The Army uses these technologies to educate soldiers in tactics and techniques ahead of live training and replicate conditions that live training cannot.

The Army has used technologies such as the Dismounted Soldier Training System, a fully-immersive virtual simulation system, and the Engagement Skills Trainer, which offers simulated marksmanship and combat training, to prepare its soldiers for combat operations.

However, GAO auditors found that several factors have limited soldiers’ use of virtual training devices, including the Army’s failure to fully incorporate virtual devices into training programs and train officials about how to use the devices. Interviews with unit officials across several brigade combat teams found that soldiers limited virtual training due to time constraints.

"The unit officials we met with agreed that time constraints limited their ability to fully leverage virtual training devices," the report explained. "For example, some unit officials stated that they have forgone virtual training to focus their unit’s limited time on training in a live environment."

Interviews revealed that officials in several units "had received little formal training on virtual training devices or did not feel fully knowledgeable in how to use them in their units’ training."

The GAO faulted the Army for not developing and assessing the virtual devices it has fielded for training. The Army’s process for developing virtual training devices does not take into account the time soldiers will be able to train with them, according to the audit. The Army also does not identify how long soldiers would need to train with devices to become proficient in their use.

The Army does not have a well-defined process to determine the effectiveness of virtual training devices, the GAO found. Of nine virtual devices reviewed by auditors, seven had not been analyzed for effectiveness in training after being fielded and the Army had no plans to review them.

The Army spent $29.6 million to sustain the nine devices reviewed by auditors in its inventory in fiscal 2015, though interviews with officials revealed that one of the devices sits largely unused and two serve identical purposes.

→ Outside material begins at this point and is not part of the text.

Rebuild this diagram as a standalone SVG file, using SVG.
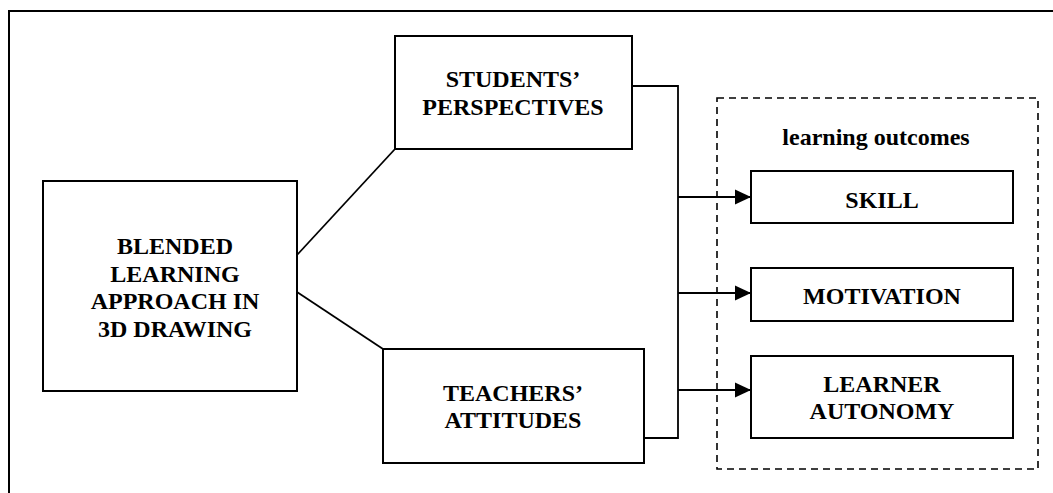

"Without a well-defined process for the conduct of post-fielding training effectiveness analyses the Army risks continued funding of devices whose value to operational training is undetermined," auditors wrote.

Congress mandated the GAO to review the Army’s virtual training capabilities. The Army has been faulted in previous audits for not collecting information to figure out how best to mix live training with simulations, and for not ensuring the cost-effectiveness of virtual training devices.

A 2014 probe by the Army Audit Agency determined that the use of virtual devices in operational training was low across the entire service.